A small, energetic toy breed, the Maltese is easily recognized by its silky white coat. This breed of dog is often trained for competition but they are also popular as family pets because, while many small breed dogs tend to be snappish, the Maltese is very gentle mannered. The Maltese is a very attractive dog and its beautiful coat requires daily brushing and frequent grooming to prevent matting. Though they may require a little more upkeep than other breeds, the Maltese redeems itself with its playful, affectionate manner and the readiness with which it responds to training.
Though the Maltese is typically a hardy, healthy dog there are a few health concerns to which the breed is prone. Some of these health concerns include joint conditions, teeth problems and eye defects. Pet insurance may help you cover treatment and medications for these conditions.
One of the most common joint problems affecting the Maltese is a condition called patellar luxation, in which the patella, or knee cap, slips out of its normal location. Over time, this condition can lead to joint damage and arthritis which can not only cause the dog pain but may eventually lead to lameness. Surgical joint repairs can be done to correct this condition for between $1,200 and $4,000. The Maltese is also susceptible to other joint injuries and conditions including osteoarthritis which can be diagnosed and treated by a veterinarian. If surgery for this condition becomes necessary, it usually costs around $1,500.

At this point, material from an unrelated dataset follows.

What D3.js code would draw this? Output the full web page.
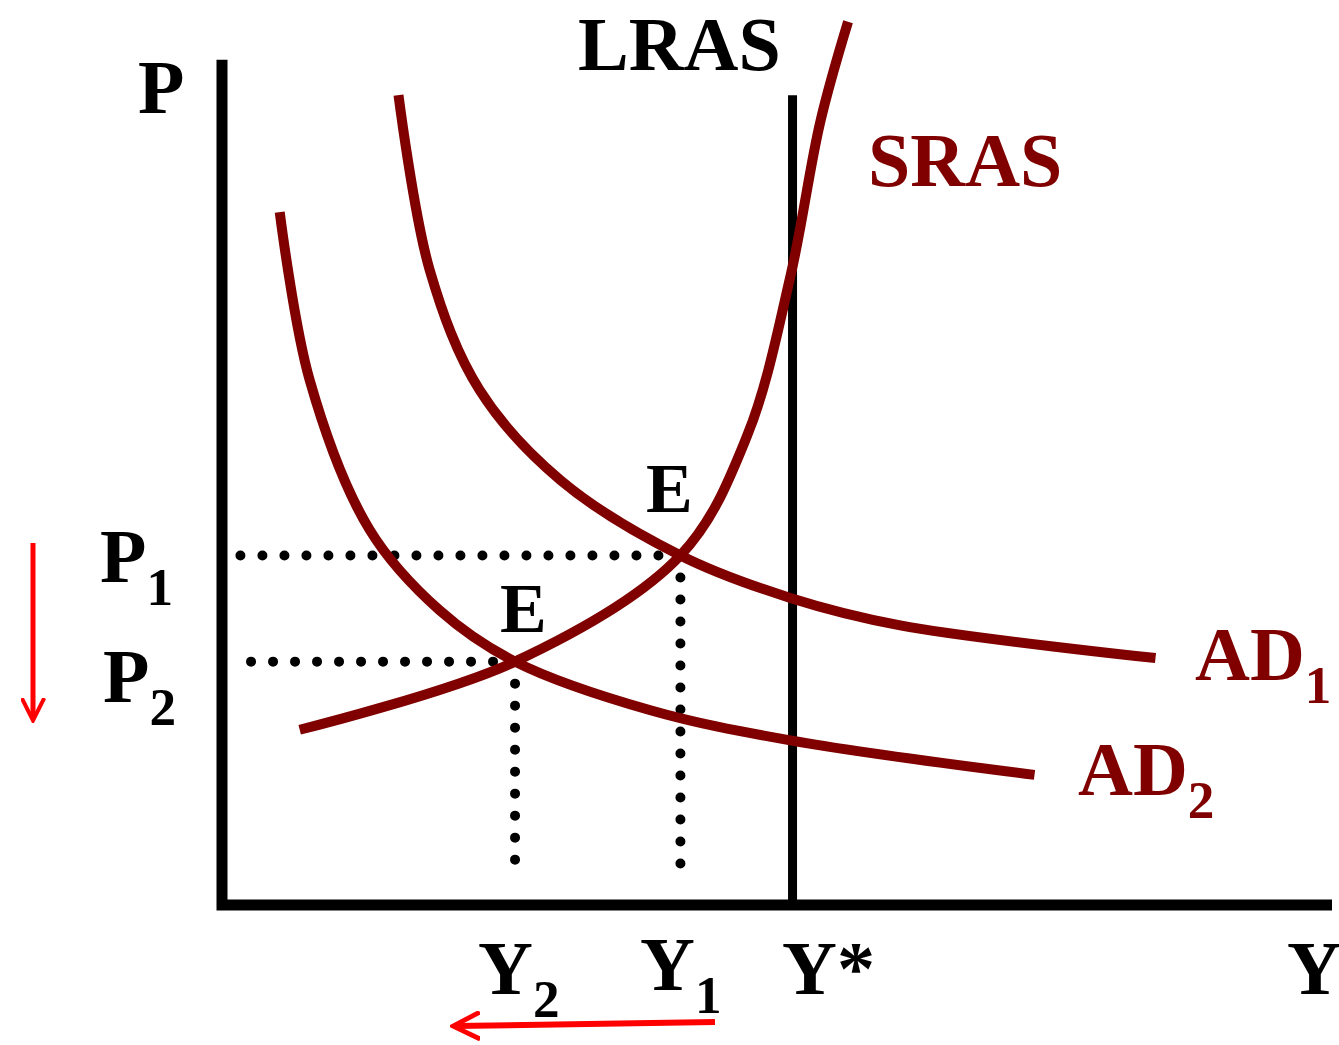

Like several other small breeds, the Maltese is prone to losing its teeth at an early age. Decay and infection are some of the most common causes of tooth loss and they can easily be prevented through regular dental check-ups and cleanings. Comprehensive dental cleanings generally cost around $500 but tooth brushing can also be done at home to reduce the need for frequent comprehensive dental cleaning. Even providing a nylon bone or tartar-fighting food and treats can help to prevent tooth and gum diseases.
Tear staining, or a darkening of the hair around the tear ducts, is a condition most noticeable in breeds with white fur. The Maltese is susceptible to this condition which is often caused by tear duct defects or irritation of the eye. While a veterinarian should be consulted to determine the cause of the problem, the stain itself can generally be removed with a fine-toothed comb and lukewarm water. Another eye defect to which the Maltese is prone is retinal atrophy, an inherited condition in which the retina progressively degenerates leading to eventual blindness. There is currently no cure or medical treatment for this disease and many dogs adapt well to a loss of vision.
Disclaimer: Symptoms, conditions, and costs may vary. Consult a licensed veterinarian to inquire about treatment options and cost of care for your particular situation. Check actual coverage and benefits for your dog to determine whether you will be covered by pet insurance.